▶ _Exercise details_: Each line in the material below, starting at the one with "What matplotlib code" and ending at the one with "-0.07, -0.16, -0.21, -0.27, -4.06, -3.0, -1.76, -0.3, 1.39, 2.9]", is to be reproduced exactly; no picture is to be copied.

-- Start Supplied information --

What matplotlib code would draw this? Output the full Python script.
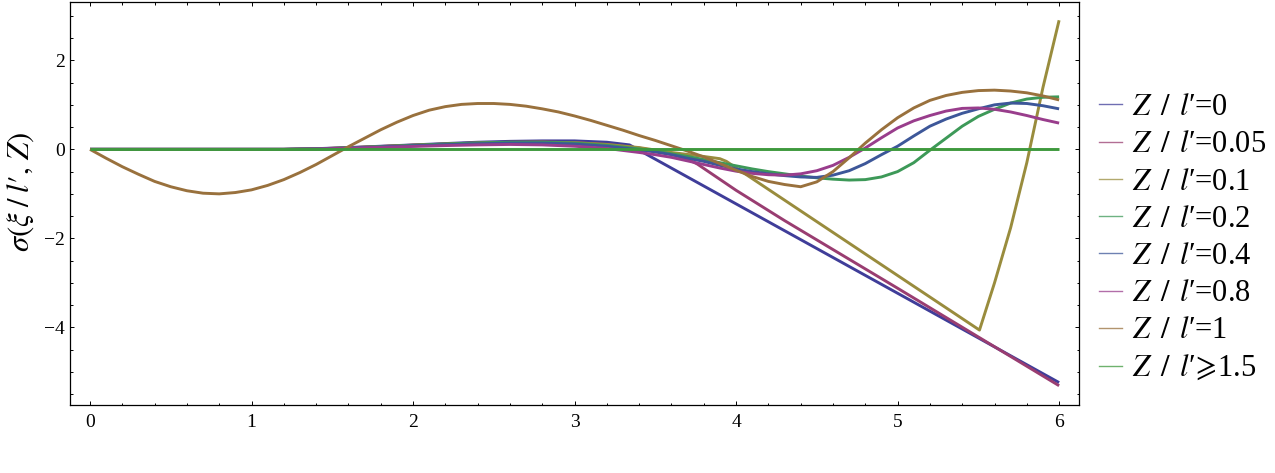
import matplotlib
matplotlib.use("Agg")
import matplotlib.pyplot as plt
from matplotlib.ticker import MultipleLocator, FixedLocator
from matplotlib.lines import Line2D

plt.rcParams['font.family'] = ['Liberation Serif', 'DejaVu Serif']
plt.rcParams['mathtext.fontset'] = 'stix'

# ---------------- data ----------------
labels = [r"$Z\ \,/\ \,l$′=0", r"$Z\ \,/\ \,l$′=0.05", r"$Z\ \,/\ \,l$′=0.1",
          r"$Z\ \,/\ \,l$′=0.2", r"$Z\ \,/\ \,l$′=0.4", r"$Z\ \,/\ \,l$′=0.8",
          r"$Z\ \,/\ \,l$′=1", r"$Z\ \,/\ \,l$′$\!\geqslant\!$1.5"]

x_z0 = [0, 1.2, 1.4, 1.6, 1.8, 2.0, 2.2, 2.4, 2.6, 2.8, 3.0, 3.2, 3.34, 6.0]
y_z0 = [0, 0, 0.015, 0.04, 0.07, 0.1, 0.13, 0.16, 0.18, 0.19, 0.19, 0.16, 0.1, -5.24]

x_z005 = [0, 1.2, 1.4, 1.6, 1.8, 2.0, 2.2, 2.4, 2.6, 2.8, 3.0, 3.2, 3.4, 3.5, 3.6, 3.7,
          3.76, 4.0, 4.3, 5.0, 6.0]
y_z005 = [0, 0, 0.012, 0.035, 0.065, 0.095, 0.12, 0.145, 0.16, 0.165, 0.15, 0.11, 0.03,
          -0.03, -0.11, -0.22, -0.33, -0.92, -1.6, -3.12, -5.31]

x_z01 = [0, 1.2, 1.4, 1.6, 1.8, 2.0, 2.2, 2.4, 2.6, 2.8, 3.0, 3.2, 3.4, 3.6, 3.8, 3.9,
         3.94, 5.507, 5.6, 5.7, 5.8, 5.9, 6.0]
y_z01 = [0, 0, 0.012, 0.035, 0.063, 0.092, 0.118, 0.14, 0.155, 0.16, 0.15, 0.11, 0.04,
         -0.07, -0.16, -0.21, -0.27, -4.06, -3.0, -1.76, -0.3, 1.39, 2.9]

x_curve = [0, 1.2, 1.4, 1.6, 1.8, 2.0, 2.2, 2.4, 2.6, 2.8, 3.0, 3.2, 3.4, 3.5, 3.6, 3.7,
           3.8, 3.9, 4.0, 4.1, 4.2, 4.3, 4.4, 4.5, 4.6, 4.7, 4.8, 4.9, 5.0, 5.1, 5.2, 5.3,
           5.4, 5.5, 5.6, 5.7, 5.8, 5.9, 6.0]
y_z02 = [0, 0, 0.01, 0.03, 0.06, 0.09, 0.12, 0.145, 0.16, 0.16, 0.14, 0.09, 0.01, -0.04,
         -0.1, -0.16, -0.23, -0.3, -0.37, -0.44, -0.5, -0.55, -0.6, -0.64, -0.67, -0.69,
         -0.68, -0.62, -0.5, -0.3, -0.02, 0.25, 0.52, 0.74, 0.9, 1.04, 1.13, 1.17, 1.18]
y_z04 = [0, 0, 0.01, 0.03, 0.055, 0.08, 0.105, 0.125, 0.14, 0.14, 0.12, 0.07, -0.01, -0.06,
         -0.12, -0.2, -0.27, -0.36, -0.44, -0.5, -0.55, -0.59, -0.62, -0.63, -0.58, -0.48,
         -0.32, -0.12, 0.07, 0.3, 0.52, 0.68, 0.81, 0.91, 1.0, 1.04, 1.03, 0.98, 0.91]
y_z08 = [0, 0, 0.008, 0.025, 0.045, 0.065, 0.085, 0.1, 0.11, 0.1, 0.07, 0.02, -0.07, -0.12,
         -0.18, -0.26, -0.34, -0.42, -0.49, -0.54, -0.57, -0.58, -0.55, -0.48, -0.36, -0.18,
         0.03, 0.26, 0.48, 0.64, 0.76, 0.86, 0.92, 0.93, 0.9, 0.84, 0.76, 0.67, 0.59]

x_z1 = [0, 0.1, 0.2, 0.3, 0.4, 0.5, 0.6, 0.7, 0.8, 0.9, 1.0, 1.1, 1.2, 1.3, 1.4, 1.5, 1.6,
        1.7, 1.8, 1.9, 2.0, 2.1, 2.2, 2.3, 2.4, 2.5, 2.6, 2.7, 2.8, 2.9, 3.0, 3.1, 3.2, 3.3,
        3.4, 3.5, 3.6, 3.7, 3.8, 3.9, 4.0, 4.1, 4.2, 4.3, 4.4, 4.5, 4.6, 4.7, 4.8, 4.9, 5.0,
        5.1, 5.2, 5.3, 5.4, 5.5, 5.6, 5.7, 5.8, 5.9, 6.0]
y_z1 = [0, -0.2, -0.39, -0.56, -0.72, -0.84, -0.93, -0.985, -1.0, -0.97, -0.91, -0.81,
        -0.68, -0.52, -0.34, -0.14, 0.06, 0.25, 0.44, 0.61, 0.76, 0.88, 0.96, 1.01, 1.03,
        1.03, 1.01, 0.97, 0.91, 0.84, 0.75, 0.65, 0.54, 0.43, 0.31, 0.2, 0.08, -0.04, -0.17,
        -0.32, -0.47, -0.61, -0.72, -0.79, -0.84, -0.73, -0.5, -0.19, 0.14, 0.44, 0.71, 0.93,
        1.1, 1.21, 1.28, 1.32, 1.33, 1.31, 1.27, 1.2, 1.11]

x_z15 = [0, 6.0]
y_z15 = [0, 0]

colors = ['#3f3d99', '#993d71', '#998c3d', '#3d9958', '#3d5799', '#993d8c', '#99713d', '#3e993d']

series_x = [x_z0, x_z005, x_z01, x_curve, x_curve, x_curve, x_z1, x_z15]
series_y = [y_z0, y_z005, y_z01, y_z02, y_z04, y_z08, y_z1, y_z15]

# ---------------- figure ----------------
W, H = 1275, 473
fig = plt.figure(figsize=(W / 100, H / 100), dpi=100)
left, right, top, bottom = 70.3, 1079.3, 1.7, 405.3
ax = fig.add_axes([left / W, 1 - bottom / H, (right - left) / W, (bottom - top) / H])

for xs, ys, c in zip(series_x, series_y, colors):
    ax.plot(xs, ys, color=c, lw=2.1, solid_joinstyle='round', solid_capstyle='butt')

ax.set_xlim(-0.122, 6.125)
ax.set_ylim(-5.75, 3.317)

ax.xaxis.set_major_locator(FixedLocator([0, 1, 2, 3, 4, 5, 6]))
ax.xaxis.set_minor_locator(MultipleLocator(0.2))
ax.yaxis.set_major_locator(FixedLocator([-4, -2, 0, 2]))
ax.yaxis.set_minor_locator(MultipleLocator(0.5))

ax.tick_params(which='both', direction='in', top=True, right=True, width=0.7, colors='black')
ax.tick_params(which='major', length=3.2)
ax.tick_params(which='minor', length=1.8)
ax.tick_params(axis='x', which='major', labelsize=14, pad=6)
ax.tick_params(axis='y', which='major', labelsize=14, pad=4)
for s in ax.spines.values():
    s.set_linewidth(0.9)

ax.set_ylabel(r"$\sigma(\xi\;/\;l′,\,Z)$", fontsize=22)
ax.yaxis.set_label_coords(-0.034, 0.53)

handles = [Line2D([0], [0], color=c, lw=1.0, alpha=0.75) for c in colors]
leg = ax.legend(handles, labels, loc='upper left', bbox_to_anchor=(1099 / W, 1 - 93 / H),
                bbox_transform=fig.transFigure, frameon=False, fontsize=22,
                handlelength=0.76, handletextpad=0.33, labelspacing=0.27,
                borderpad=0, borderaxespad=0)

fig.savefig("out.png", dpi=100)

-- End Supplied information --
-- Start Supplied information --

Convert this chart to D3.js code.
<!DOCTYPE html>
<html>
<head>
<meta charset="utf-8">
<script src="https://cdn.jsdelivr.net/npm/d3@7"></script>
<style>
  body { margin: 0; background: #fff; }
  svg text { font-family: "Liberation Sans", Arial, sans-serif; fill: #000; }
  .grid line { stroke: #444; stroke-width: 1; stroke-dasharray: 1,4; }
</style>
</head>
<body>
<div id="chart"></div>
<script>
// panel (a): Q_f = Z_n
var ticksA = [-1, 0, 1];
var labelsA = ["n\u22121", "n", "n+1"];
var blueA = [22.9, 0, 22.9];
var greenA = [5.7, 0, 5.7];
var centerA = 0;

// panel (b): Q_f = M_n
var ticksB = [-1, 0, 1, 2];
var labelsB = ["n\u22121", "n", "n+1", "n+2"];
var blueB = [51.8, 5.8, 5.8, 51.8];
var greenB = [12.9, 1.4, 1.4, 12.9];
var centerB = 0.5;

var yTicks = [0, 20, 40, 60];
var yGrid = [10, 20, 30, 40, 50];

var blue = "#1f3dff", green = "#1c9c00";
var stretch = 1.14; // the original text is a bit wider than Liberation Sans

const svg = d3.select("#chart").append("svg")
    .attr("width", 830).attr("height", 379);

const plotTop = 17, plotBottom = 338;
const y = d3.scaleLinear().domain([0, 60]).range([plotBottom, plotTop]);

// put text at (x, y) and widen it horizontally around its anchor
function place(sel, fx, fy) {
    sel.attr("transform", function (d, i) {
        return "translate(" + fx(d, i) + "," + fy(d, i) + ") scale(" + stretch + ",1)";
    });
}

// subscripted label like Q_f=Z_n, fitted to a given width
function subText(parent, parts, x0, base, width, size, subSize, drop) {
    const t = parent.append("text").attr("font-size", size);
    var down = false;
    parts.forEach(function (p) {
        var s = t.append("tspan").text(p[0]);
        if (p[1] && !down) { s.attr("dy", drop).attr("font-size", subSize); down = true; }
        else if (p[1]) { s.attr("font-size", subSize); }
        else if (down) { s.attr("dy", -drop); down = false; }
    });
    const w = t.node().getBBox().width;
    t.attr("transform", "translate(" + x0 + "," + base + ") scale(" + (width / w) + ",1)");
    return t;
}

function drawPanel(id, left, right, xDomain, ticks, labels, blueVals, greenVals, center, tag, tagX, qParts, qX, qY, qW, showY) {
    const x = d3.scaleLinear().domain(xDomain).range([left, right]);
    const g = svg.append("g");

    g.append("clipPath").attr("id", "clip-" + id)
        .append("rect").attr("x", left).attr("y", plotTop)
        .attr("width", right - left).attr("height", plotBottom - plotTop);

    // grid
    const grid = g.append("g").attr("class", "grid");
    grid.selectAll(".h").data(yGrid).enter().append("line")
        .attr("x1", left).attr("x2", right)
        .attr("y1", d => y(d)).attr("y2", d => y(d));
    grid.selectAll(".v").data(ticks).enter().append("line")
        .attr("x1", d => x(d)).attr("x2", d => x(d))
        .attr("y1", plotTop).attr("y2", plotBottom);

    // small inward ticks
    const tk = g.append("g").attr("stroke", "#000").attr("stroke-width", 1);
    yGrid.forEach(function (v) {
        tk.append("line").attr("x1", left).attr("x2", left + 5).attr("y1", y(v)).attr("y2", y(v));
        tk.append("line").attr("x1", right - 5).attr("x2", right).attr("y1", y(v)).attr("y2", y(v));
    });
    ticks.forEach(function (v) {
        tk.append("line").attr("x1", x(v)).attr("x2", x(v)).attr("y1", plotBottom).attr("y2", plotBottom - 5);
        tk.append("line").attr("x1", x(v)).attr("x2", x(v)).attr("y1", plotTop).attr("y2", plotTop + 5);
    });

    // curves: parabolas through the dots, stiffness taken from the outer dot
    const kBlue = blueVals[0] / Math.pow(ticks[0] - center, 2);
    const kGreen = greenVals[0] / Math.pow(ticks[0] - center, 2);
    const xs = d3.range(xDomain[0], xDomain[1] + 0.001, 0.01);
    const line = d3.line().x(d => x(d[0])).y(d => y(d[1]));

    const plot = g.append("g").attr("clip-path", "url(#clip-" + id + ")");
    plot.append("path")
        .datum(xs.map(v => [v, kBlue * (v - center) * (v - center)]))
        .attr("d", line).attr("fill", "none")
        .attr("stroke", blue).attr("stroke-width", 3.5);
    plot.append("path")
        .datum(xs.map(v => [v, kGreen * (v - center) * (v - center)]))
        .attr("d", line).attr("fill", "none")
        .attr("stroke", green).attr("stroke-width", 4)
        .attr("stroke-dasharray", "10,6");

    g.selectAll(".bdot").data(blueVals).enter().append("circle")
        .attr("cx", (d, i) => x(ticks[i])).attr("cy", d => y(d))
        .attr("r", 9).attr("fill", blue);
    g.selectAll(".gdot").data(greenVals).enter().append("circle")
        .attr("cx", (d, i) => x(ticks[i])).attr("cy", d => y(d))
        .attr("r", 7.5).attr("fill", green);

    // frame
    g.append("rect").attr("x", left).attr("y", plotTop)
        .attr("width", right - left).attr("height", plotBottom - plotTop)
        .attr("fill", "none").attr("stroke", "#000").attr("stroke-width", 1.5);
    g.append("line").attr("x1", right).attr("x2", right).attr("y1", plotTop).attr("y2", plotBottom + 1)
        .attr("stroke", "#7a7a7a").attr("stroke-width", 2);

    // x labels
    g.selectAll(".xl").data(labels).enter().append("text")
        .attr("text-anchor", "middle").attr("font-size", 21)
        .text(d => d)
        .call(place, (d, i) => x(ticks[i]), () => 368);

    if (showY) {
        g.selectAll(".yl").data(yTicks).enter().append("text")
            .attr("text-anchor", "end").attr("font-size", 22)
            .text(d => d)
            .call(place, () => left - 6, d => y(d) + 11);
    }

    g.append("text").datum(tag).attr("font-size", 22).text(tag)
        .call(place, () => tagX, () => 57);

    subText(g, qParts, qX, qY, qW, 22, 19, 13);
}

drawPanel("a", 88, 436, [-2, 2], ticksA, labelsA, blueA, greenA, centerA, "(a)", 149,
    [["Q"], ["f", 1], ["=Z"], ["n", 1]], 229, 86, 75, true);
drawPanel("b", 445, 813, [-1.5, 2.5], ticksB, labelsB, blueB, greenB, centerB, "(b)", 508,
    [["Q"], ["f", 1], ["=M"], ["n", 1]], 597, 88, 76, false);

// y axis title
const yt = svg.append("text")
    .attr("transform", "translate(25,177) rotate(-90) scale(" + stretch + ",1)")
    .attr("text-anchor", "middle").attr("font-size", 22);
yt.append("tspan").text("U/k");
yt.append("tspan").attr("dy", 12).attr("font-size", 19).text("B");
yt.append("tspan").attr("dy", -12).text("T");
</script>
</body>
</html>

-- End Supplied information --
-- Start Supplied information --

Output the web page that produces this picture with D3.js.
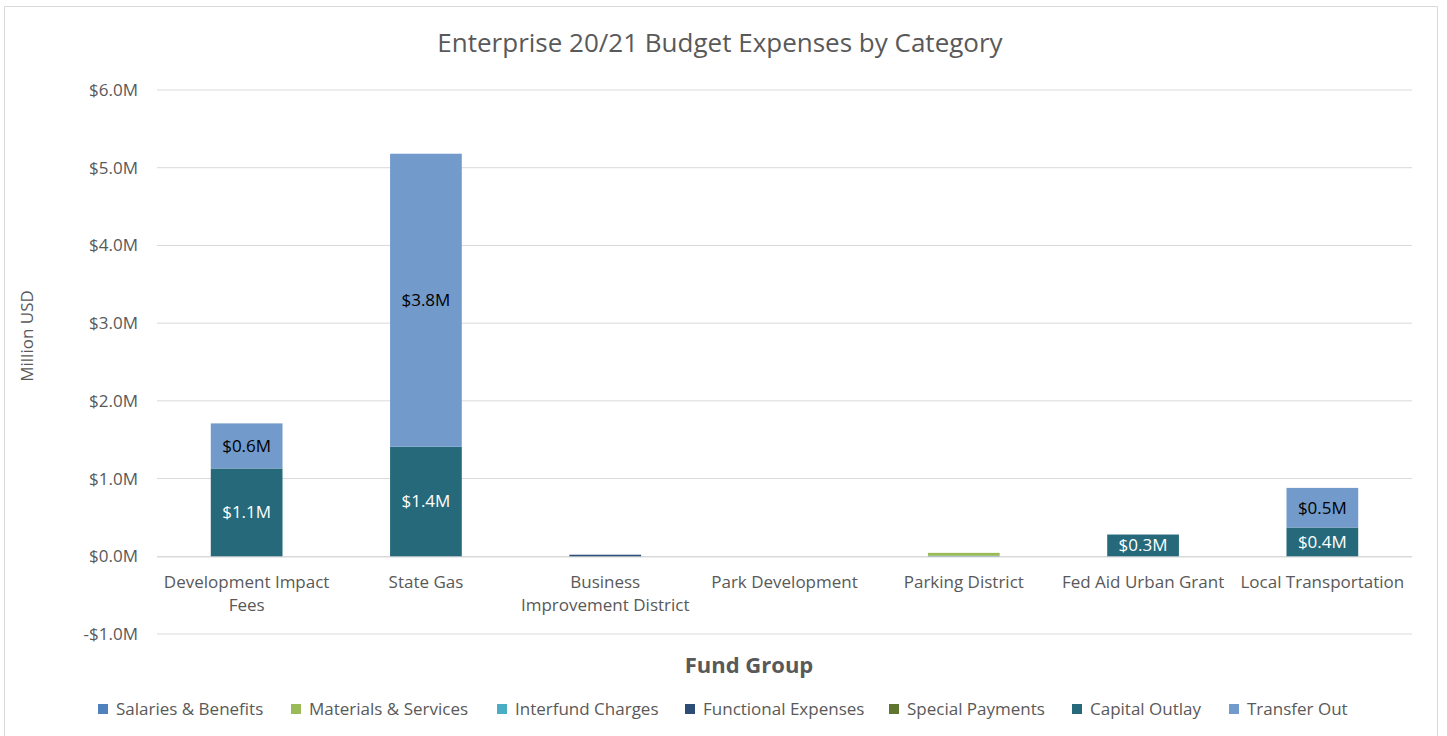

-- End Supplied information --

▶ _Result_:
What matplotlib code would draw this? Output the full Python script.
import matplotlib
matplotlib.use("Agg")
import matplotlib.pyplot as plt
from matplotlib.ticker import MultipleLocator, FixedLocator
from matplotlib.lines import Line2D

plt.rcParams['font.family'] = ['Liberation Serif', 'DejaVu Serif']
plt.rcParams['mathtext.fontset'] = 'stix'

# ---------------- data ----------------
labels = [r"$Z\ \,/\ \,l$′=0", r"$Z\ \,/\ \,l$′=0.05", r"$Z\ \,/\ \,l$′=0.1",
          r"$Z\ \,/\ \,l$′=0.2", r"$Z\ \,/\ \,l$′=0.4", r"$Z\ \,/\ \,l$′=0.8",
          r"$Z\ \,/\ \,l$′=1", r"$Z\ \,/\ \,l$′$\!\geqslant\!$1.5"]

x_z0 = [0, 1.2, 1.4, 1.6, 1.8, 2.0, 2.2, 2.4, 2.6, 2.8, 3.0, 3.2, 3.34, 6.0]
y_z0 = [0, 0, 0.015, 0.04, 0.07, 0.1, 0.13, 0.16, 0.18, 0.19, 0.19, 0.16, 0.1, -5.24]

x_z005 = [0, 1.2, 1.4, 1.6, 1.8, 2.0, 2.2, 2.4, 2.6, 2.8, 3.0, 3.2, 3.4, 3.5, 3.6, 3.7,
          3.76, 4.0, 4.3, 5.0, 6.0]
y_z005 = [0, 0, 0.012, 0.035, 0.065, 0.095, 0.12, 0.145, 0.16, 0.165, 0.15, 0.11, 0.03,
          -0.03, -0.11, -0.22, -0.33, -0.92, -1.6, -3.12, -5.31]

x_z01 = [0, 1.2, 1.4, 1.6, 1.8, 2.0, 2.2, 2.4, 2.6, 2.8, 3.0, 3.2, 3.4, 3.6, 3.8, 3.9,
         3.94, 5.507, 5.6, 5.7, 5.8, 5.9, 6.0]
y_z01 = [0, 0, 0.012, 0.035, 0.063, 0.092, 0.118, 0.14, 0.155, 0.16, 0.15, 0.11, 0.04,
         -0.07, -0.16, -0.21, -0.27, -4.06, -3.0, -1.76, -0.3, 1.39, 2.9]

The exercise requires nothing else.